Armed with decades of experience and like-minded colleagues (such as Dr. Patrick McGorry and Dr. Alison Yung, as well as John Kane, head of Zucker), Cornblatt has focused on catching mental illness early. The grant allowed her to found the RAP Program, where she works with youth and their parents. At-risk teens and young adults are selected for the program if they meet specific entry criteria, as determined by an in-depth interview and system of symptom ratings. Youngsters are eligible for the RAP program is they display one or more symptoms (out of five) considered to be of medium to severe intensity (but not yet psychotic). This corresponds to getting between a three to five on a six-point scale on any one or more of the five symptoms. A score of six is too high, meaning the person is already displaying psychotic symptoms; below three is too low, meaning a person falls within the range typical of the general population. The five symptoms the RAP Program uses to determine if a teen or young adult is a good candidate for psychosis prevention are:
- Unusual ideas (lead to delusions in psychosis)

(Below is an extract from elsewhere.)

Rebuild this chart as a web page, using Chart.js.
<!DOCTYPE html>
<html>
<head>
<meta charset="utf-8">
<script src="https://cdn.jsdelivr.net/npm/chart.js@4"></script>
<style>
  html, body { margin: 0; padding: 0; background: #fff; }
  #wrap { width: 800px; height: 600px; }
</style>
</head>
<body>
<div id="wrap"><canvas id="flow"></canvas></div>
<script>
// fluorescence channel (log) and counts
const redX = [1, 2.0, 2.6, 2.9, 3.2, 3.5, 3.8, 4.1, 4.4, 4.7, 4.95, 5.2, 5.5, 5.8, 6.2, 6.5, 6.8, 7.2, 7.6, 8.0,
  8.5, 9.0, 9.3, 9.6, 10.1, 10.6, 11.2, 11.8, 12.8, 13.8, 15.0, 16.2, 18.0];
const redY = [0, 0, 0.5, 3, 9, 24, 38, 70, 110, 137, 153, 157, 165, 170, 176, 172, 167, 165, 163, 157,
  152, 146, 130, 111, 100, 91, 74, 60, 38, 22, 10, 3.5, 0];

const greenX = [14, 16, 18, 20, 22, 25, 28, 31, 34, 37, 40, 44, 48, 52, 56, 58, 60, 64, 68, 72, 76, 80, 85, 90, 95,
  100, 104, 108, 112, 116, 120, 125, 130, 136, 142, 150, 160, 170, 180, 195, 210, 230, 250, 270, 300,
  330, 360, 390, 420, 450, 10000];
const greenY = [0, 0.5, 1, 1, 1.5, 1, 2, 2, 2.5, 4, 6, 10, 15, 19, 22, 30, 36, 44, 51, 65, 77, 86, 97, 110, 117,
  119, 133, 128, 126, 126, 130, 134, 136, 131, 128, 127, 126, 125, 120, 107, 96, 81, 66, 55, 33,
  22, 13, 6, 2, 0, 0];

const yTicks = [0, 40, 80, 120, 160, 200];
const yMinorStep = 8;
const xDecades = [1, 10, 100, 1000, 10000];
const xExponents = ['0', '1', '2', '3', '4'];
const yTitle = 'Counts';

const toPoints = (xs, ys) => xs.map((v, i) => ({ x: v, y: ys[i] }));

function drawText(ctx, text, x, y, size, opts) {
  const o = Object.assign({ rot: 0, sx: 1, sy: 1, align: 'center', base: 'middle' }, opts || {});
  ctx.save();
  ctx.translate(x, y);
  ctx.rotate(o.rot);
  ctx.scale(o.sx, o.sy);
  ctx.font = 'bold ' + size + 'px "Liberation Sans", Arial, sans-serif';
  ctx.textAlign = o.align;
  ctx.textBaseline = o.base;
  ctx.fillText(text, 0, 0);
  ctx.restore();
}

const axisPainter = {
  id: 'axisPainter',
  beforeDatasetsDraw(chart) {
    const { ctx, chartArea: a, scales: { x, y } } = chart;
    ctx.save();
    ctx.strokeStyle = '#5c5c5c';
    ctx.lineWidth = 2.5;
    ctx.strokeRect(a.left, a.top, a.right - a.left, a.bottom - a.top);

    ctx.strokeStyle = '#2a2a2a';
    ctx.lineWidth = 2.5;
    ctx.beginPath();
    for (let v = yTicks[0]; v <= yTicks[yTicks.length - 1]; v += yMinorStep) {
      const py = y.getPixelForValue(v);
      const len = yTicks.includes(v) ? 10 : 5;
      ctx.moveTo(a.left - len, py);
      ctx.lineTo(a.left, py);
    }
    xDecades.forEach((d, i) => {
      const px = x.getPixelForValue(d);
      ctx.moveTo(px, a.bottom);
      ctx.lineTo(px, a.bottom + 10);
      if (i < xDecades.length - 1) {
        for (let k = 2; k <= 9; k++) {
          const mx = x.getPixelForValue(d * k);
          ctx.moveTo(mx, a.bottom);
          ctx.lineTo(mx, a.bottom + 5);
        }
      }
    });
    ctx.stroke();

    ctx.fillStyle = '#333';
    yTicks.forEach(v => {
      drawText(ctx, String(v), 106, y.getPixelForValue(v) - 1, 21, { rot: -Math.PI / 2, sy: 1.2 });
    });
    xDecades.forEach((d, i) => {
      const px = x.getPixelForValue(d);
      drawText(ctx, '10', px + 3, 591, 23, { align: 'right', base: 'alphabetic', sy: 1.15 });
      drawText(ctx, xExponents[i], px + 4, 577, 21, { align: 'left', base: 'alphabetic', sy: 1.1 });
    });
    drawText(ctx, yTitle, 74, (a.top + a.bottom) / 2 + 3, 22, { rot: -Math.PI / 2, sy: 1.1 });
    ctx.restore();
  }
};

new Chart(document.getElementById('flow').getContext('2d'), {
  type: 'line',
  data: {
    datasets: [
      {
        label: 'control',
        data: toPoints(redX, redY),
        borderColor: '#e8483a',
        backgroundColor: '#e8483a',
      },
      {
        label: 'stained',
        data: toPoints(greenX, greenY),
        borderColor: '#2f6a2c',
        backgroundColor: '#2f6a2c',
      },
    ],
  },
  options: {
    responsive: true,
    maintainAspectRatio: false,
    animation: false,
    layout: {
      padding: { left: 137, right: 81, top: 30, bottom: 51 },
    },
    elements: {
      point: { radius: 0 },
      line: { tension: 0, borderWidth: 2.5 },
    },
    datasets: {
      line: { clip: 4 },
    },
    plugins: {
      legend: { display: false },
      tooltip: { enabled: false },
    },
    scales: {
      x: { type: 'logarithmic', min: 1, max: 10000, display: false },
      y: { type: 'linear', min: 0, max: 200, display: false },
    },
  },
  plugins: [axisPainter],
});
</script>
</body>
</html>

- Perceptual abnormalities (lead to hallucinations in full-blown psychosis)
- Suspiciousness (leads to paranoia)
- Disorganized communication (leads to thought disorder)
“The RAP program has a slightly different approach than many other at-risk studies—rather than basing prevention on treatment using anti-psychotic medication, we’ve been focused on risk factors and how to improve them,” Cornblatt said. “What we’re doing is prevention. We don’t really work with psychotic individuals, we work with people who have warning signs that suggest they could become psychotic. According to our criteria, the youngsters we work with display subtle, early forms of positive symptoms, but these are not yet considered psychotic because they are so mild.

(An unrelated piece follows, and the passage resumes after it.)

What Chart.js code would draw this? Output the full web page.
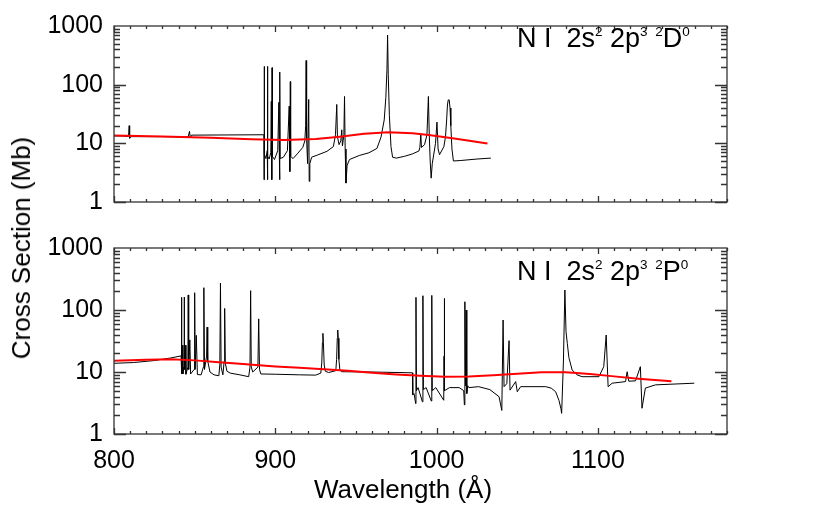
<!DOCTYPE html>
<html lang="en">
<head>
<meta charset="UTF-8">
<style>
  body { margin: 0; background: #fff; }
  #wrap { position: relative; width: 830px; height: 528px; font-family: "Liberation Sans", Arial, sans-serif; color: #000; }
  canvas { position: absolute; left: 0; top: 0; }
  .lbl { position: absolute; white-space: nowrap; }
  .note { font-size: 27px; line-height: 27px; }
  .sup { position: relative; top: -0.8em; font-size: 0.5em; }
  .axt { font-size: 26px; line-height: 26px; }
</style>
</head>
<body>
<div id="wrap">
  <canvas id="topChart" width="830" height="528"></canvas>
  <canvas id="botChart" width="830" height="528"></canvas>
  <div class="lbl note" style="left:517px; top:25px;">N I&nbsp; 2s<span class="sup">2</span> 2p<span class="sup">3</span> <span class="sup">2</span>D<span class="sup">0</span></div>
  <div class="lbl note" style="left:517px; top:258px;">N I&nbsp; 2s<span class="sup">2</span> 2p<span class="sup">3</span> <span class="sup">2</span>P<span class="sup">0</span></div>
  <div class="lbl axt" style="left:403px; top:476px; transform: translateX(-50%);">Wavelength (Å)</div>
  <div class="lbl axt" style="left:21px; top:248px; transform: translate(-50%, -50%) rotate(-90deg);">Cross Section (Mb)</div>
</div>

<script src="https://cdn.jsdelivr.net/npm/chart.js"></script>
<script>
// wavelength range and log cross-section range
const xMin = 800, xMax = 1180;
const yMin = 1, yMax = 1000;
const xTickValues = [800, 900, 1000, 1100];
const yTickValues = [1, 10, 100, 1000];
const yTickLabels = ['1', '10', '100', '1000'];

// upper panel: 2D0
const topWave = [
  800.0, 805.0, 809.0, 809.4, 809.7, 810.5, 830.0, 846.0, 846.8, 847.3, 848.0, 870.0,
  892.9, 893.0, 893.1, 893.3, 894.2, 895.0, 895.1, 895.2, 895.4, 896.2, 897.2, 897.5,
  897.7, 897.9, 898.0, 898.2, 899.5, 901.5, 902.2, 902.5, 902.7, 902.8, 903.0, 905.0,
  907.5, 908.6, 908.9, 909.1, 909.3, 909.5, 911.0, 914.0, 917.0, 918.3, 918.8, 919.1,
  919.4, 920.0, 920.7, 921.0, 921.4, 922.5, 926.0, 932.0, 936.0, 937.3, 938.1, 938.5,
  939.5, 940.6, 941.2, 941.6, 942.5, 942.9, 943.3, 943.8, 944.5, 946.0, 952.0, 958.0,
  963.0, 965.5, 967.5, 968.5, 969.2, 969.6, 970.0, 970.7, 971.7, 972.7, 975.0, 980.0,
  985.0, 989.0, 989.6, 990.2, 990.6, 992.5, 994.0, 994.9, 995.4, 996.0, 996.6, 997.3,
  999.3, 1000.2, 1000.9, 1001.8, 1004.5, 1005.5, 1006.2, 1006.7, 1007.2, 1007.8, 1008.3, 1008.8,
  1009.5, 1010.4, 1015.0, 1025.0, 1033.6
];
const topCross = [
  13.4, 13.3, 13.1, 20, 12.2, 13.0, 13.0, 12.8, 16, 12.4, 13.8, 13.9,
  14.0, 2.4, 205, 6.5, 5.5, 7.5, 2.4, 205, 6.0, 5.4, 7.0, 52,
  6.0, 2.4, 195, 6.0, 5.3, 7.5, 50, 6.0, 2.4, 164, 5.5, 5.8,
  7.5, 43, 9.0, 3.3, 113, 6.0, 5.5, 6.8, 8.5, 11, 20, 258,
  12, 4.5, 56, 2.25, 4.5, 5.8, 6.3, 7.3, 8.8, 14, 46, 13,
  9.5, 11, 17, 9.0, 14, 63, 8.0, 2.1, 4.2, 5.3, 6.2, 6.9,
  8.2, 12.7, 25, 60, 180, 700, 150, 30, 8.8, 5.8, 5.6, 6.0,
  6.6, 7.4, 8.5, 14, 8.5, 9.5, 14, 63, 15, 5.0, 2.55, 4.5,
  10, 23, 8.0, 6.4, 8.8, 13, 25, 45, 55, 55, 40, 20,
  8.0, 5.0, 5.1, 5.4, 5.6
];
const topFitWave = [800, 830, 860, 885, 905, 925, 940, 955, 970, 985, 995, 1002, 1013, 1031.5];
const topFitCross = [13.6, 13.1, 12.4, 11.7, 11.4, 11.8, 13.0, 14.5, 15.5, 14.8, 13.9, 13.1, 11.9, 9.9];

// lower panel: 2P0
const botWave = [
  800.0, 812.0, 825.0, 835.0, 841.6, 841.8, 841.9, 842.1, 842.4, 842.7, 843.4, 843.5,
  843.7, 844.2, 844.6, 845.8, 846.0, 846.3, 847.0, 847.5, 849.7, 850.0, 850.3, 851.0,
  851.7, 854.0, 855.4, 855.7, 856.1, 857.4, 857.7, 858.1, 859.5, 862.0, 865.0, 865.6,
  866.0, 866.4, 867.5, 868.3, 868.6, 869.0, 870.0, 872.0, 878.0, 883.5, 884.3, 884.7,
  885.1, 886.0, 889.2, 889.7, 890.2, 891.0, 900.0, 915.0, 925.0, 928.2, 928.8, 929.2,
  929.5, 929.8, 930.3, 931.0, 933.0, 937.5, 938.0, 938.4, 938.7, 939.0, 939.4, 940.0,
  941.0, 960.0, 985.0, 985.2, 986.0, 987.0, 987.2, 987.5, 988.5, 991.2, 991.5, 991.8,
  993.5, 996.7, 997.0, 997.3, 999.5, 1004.4, 1004.6, 1004.7, 1005.0, 1008.0, 1014.0, 1016.8,
  1017.2, 1017.5, 1017.9, 1018.3, 1018.7, 1019.3, 1020.0, 1026.0, 1033.0, 1038.7, 1040.4, 1041.2,
  1041.8, 1043.5, 1044.9, 1045.5, 1049.0, 1050.0, 1052.1, 1067.6, 1071.0, 1073.8, 1075.8, 1077.0,
  1077.5, 1078.6, 1079.5, 1080.2, 1081.0, 1082.0, 1084.0, 1087.0, 1090.2, 1100.6, 1103.6, 1105.1,
  1106.3, 1108.8, 1117.1, 1118.1, 1119.1, 1123.3, 1126.3, 1127.3, 1129.4, 1135.6, 1159.7
];
const botCross = [
  13.8, 14.2, 15.3, 16.8, 18.2, 9.3, 160, 12, 27, 9.3, 12, 162,
  11, 27, 9.2, 12, 175, 11, 33, 9.3, 11, 190, 11, 39,
  9.1, 9.0, 12, 229, 11, 18, 53, 15, 10, 9.0, 8.7, 13,
  272, 12, 9.0, 15, 106, 14, 10.3, 9.6, 9.0, 8.4, 12, 205,
  12, 10, 12, 72, 11, 9.3, 9.2, 9.0, 8.9, 9.6, 14, 30,
  42, 30, 13, 10.3, 9.8, 10.5, 16, 35, 47.6, 35, 16, 11,
  10.1, 10.0, 9.7, 4.3, 4.5, 3.1, 160, 5.0, 5.6, 3.3, 170, 5.2,
  5.6, 3.4, 172, 5.0, 5.6, 3.5, 18, 154, 5.0, 5.6, 5.6, 5.0,
  2.95, 136, 6.0, 100, 4.5, 6.0, 5.6, 5.8, 5.2, 4.0, 2.4, 69,
  5.8, 6.5, 32, 5.1, 7.0, 4.8, 5.8, 5.8, 5.5, 4.8, 3.5, 2.6,
  2.15, 15, 210, 45, 29, 17, 10.8, 9.0, 8.4, 8.4, 12.2, 39.5,
  5.8, 6.6, 7.0, 10.1, 7.1, 7.2, 12.2, 2.6, 5.5, 6.2, 6.6
];
const botFitWave = [800, 820, 835, 850, 865, 880, 900, 915, 930, 945, 960, 975, 990, 1005, 1020, 1035, 1050, 1065, 1080, 1095, 1110, 1125, 1145.5];
const botFitCross = [15.2, 15.8, 16.0, 15.4, 14.4, 13.4, 12.3, 11.7, 11.1, 10.5, 9.7, 9.1, 8.7, 8.4, 8.5, 8.9, 9.4, 9.9, 9.9, 9.3, 8.5, 7.8, 7.1];

const toPoints = (xs, ys) => xs.map((x, i) => ({ x: x, y: ys[i] }));

// IDL-style box with inward ticks on all four sides
const frameTicks = {
  id: 'frameTicks',
  afterDatasetsDraw(chart) {
    const { ctx, chartArea: a, scales: { x, y } } = chart;
    ctx.save();
    ctx.strokeStyle = '#333';
    ctx.lineWidth = 1.3;
    ctx.strokeRect(a.left, a.top, a.right - a.left, a.bottom - a.top);
    ctx.beginPath();
    for (let v = xMin; v <= xMax; v += 10) {
      const px = Math.round(x.getPixelForValue(v)) + 0.5;
      const len = v % 100 === 0 ? 6 : 3;
      ctx.moveTo(px, a.bottom); ctx.lineTo(px, a.bottom - len);
      ctx.moveTo(px, a.top); ctx.lineTo(px, a.top + len);
    }
    for (let d = yMin; d < yMax; d *= 10) {
      for (let m = 1; m <= 9; m++) {
        const py = Math.round(y.getPixelForValue(d * m)) + 0.5;
        const len = m === 1 ? 12 : 6;
        ctx.moveTo(a.left, py); ctx.lineTo(a.left + len, py);
        ctx.moveTo(a.right, py); ctx.lineTo(a.right - len, py);
      }
    }
    ctx.stroke();
    ctx.restore();
  }
};

function makePanel(id, wave, cross, fitWave, fitCross, top, bottom, showX) {
  return new Chart(document.getElementById(id), {
    type: 'line',
    data: {
      datasets: [{
        data: toPoints(fitWave, fitCross),
        borderColor: '#ff0000',
        borderWidth: 2,
        pointRadius: 0,
        tension: 0
      }, {
        data: toPoints(wave, cross),
        borderColor: '#000',
        borderWidth: 1,
        pointRadius: 0,
        tension: 0
      }]
    },
    options: {
      responsive: false,
      animation: false,
      layout: { padding: { left: 0, top: top, right: 103, bottom: 0 } },
      plugins: { legend: { display: false }, tooltip: { enabled: false } },
      scales: {
        x: {
          type: 'linear',
          min: xMin,
          max: xMax,
          grid: { display: false, drawTicks: false },
          border: { display: false },
          ticks: {
            display: showX,
            autoSkip: false,
            padding: 12,
            color: '#000',
            font: { family: 'Liberation Sans', size: 25 },
            callback: (v) => String(v)
          },
          afterBuildTicks: (s) => { s.ticks = xTickValues.map(v => ({ value: v })); },
          afterFit: (s) => { s.height = 528 - bottom; }
        },
        y: {
          type: 'logarithmic',
          min: yMin,
          max: yMax,
          grid: { display: false, drawTicks: false },
          border: { display: false },
          ticks: {
            autoSkip: false,
            padding: 11,
            color: '#000',
            font: { family: 'Liberation Sans', size: 25 },
            callback: (v) => {
              const i = yTickValues.indexOf(v);
              return i >= 0 ? yTickLabels[i] : '';
            }
          },
          afterBuildTicks: (s) => { s.ticks = yTickValues.map(v => ({ value: v })); },
          afterFit: (s) => { s.width = 114; }
        }
      }
    },
    plugins: [frameTicks]
  });
}

makePanel('topChart', topWave, topCross, topFitWave, topFitCross, 15, 202, false);
makePanel('botChart', botWave, botCross, botFitWave, botFitCross, 248, 434, true);
</script>
</body>
</html>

Bottom line: If you can prevent early positive symptoms from increasing in intensity, you can prevent schizophrenia.
About the Study
In addition to Dr. Cornblatt's team, seven other centers are participating in the study: the University of California (San Diego), Yale University, Emory University, Harvard University, the University of North Carolina, the University of California (Los Angeles) and the University of Calgary in Alberta, Canada.

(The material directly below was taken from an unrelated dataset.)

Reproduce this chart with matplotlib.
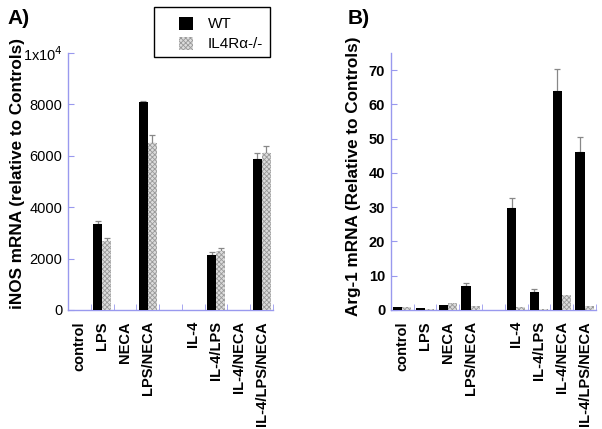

Eligible participants are treatment-seeking patients aged 12-30 who meet diagnostic criteria for a possible prodromal syndrome. The fish oil study is part of a larger multi-site project called the North American Prodrome Longitudinal Study (NAPLS), which has been ongoing for several years. The Zucker Hillside Hospital RAP program is just starting to recruit subjects for the fish oil study, and subjects will also be enrolled in the larger NAPLS program. The researchers expect to enroll 130 participants across all eight sites in the fish oil (omega-3) trial. Participants in the study will be randomly assigned to receive either two pills a day of pharmaceutical-level fish oil (for a total daily dose of 740 mg eicosapentaenoic acid combined with 400 mg docosahexaenoic acid) or matched placebos for six months, after which the participants will be followed for a period of 18 months.
The hypothesis is that by the end of the study, the rate of conversion to psychosis (the primary outcome) among prodromal patients randomly assigned to receive omega-3 fatty acids will be significantly lower and symptoms, in general, will be improved when compared to youngsters assigned to receive placebo. Results of this trial are expected in about two years.